MTBFM.CO.ID – Sayur lodeh tujuh warna sempat menjadi perbincangan, karena muncul hoaks yang menyatakan bahwa Sri Sultan Hamengkubuwono X meminta rakyat Yogyakarta untuk membuatnya agar terhindar dari pagebluk atau penyakit.
Fasty Arum Utami, Ahli gizi mengatakan mengonsumsi sayur lodeh yang merupakan komposisi makanan yang seimbang memang baik karena dapat menambah asupan gizi bagi tubuh.
“Pola makanan di Indonesia kurang akan asupan serat, sedangkan kalau masyarakat mengonsumsi sayur lodeh, itu banyak sisi positifnya menurut saya, karena mereka akan lebih banyak mendapat asupan serat dari berbagai sayuran yang ada di lodeh,” kata akademisi Universitas Gadjah Mada (UGM) itu.
Komposisi bahan dalam menu sayur lodeh tujuh warna terdapat bahan kluwih, kacang panjang, terong, waluh atau labu, daun melinjo atau godhong so, kulit buah melinjo dan tempe. Semua bahan itu, kata dia, memiliki nilai gizi yang baik.
Masakan berkuah santan itu sempat menjadi pembicaraan ketika muncul hoaks tentang Sri Sultan Hamengkubuwono X yang meminta masyarakat untuk membuat sayur lodeh tujuh warna sebagai bentuk usaha menangkal pandemi COVID-19 yang sedang terjadi di Indonesia.
Dalam pesan berantai yang dikirim lewat aplikasi pesan itu tertulis “Pageblug. Wayahe rakyat Mataram nyayur Lodeh 7 warna: Kluwih, Cang Gleyor, Terong, Kulit Mlinjo, Waluh, Godong So, Tempe. Mugi Sedaya tansah widodo nir ing Sambekala,”.
Jika diterjemahkan artinya adalah “Pagebluk. Saatnya rakyat Mataram membuat sayur lodeh 7 warna: kluwih, kacang panjang, terong, kulit melinjo, labu, daun melinjo muda, tempe. Semoga semua selalu selamat dari bencana.”
Namun, Pemerintah Provinsi Daerah Istimewa Yogyakarta membantah Sri Sultan Hamengkubowono X pernah memerintahkan hal seperti itu.
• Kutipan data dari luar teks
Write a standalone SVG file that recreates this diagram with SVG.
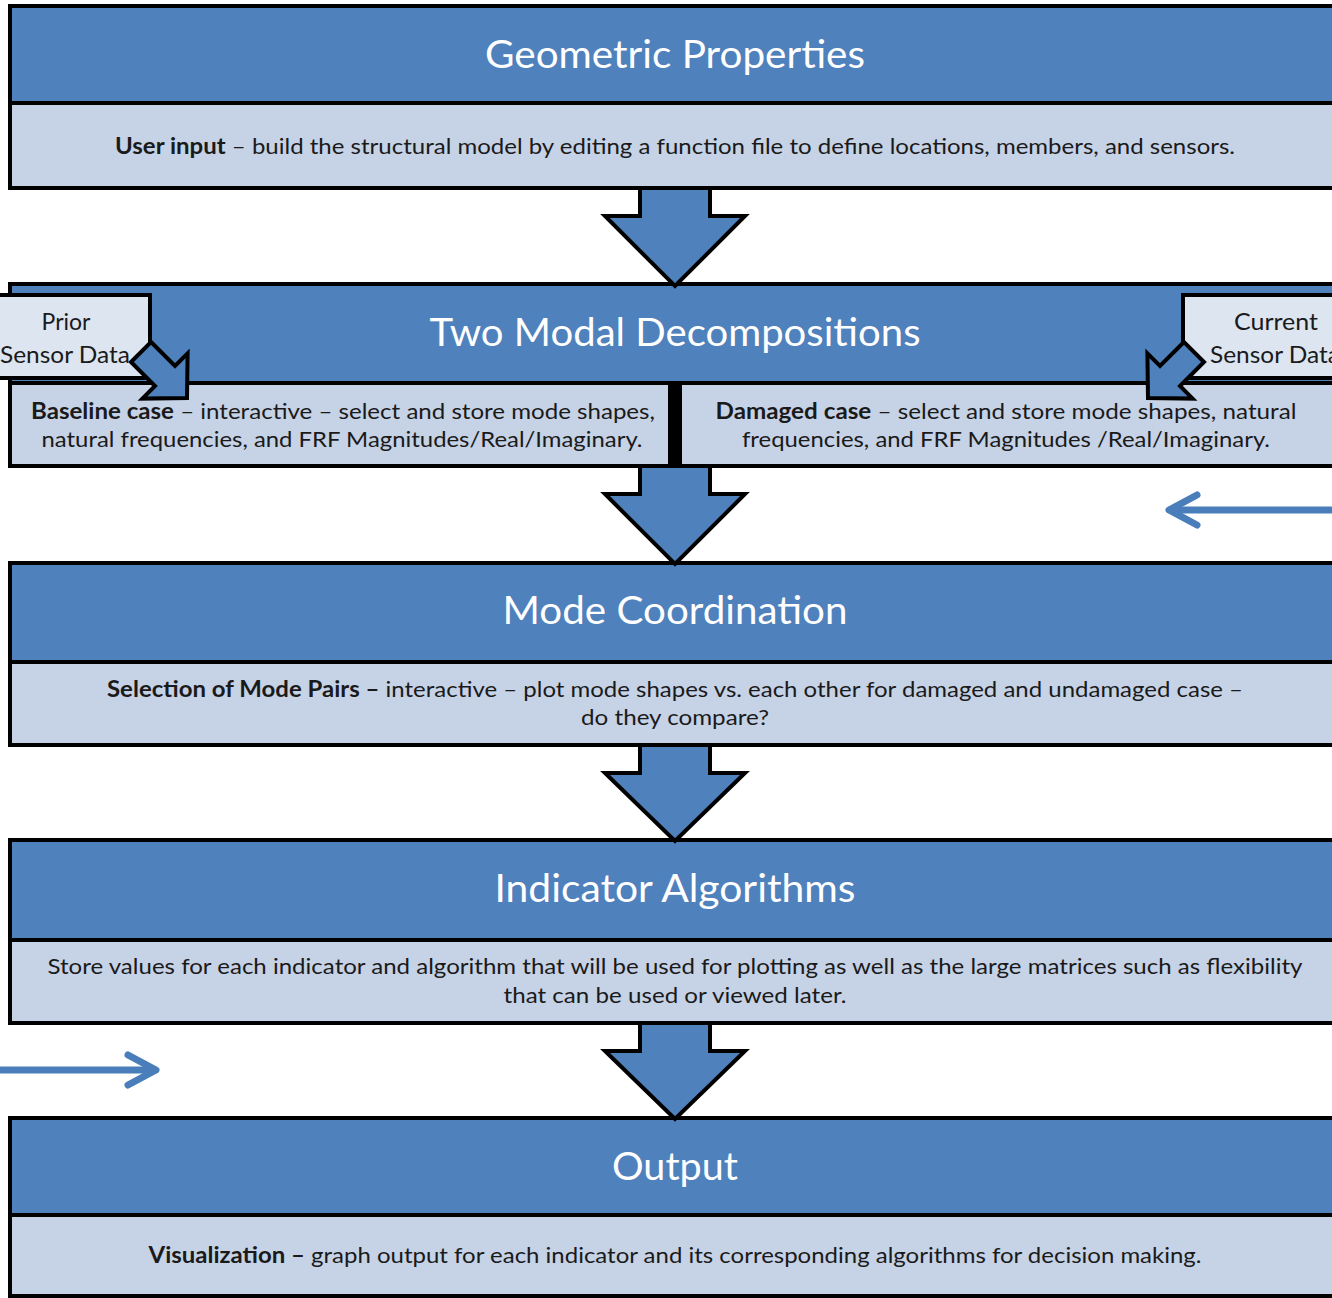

Fasty, yang berasal dan tinggal di Yogyakarta, membenarkan ada kepercayaan dan tradisi sayur lodeh tujuh warna mampu menangkis bala. Tidak hanya saat sekarang menghadapi pandemi yang disebabkan virus corona jenis baru, tapi ajakan membuat lodeh itu juga muncul saat gempa bumi mengguncang Yogyakarta pada 2006.
“Sebenarnya itu semacam simbol. Kalau di Jawa ada banyak macam simbol seperti tumpeng dan isiannya juga merupakan simbol, begitu pula lodeh,” kata nutrisionis itu.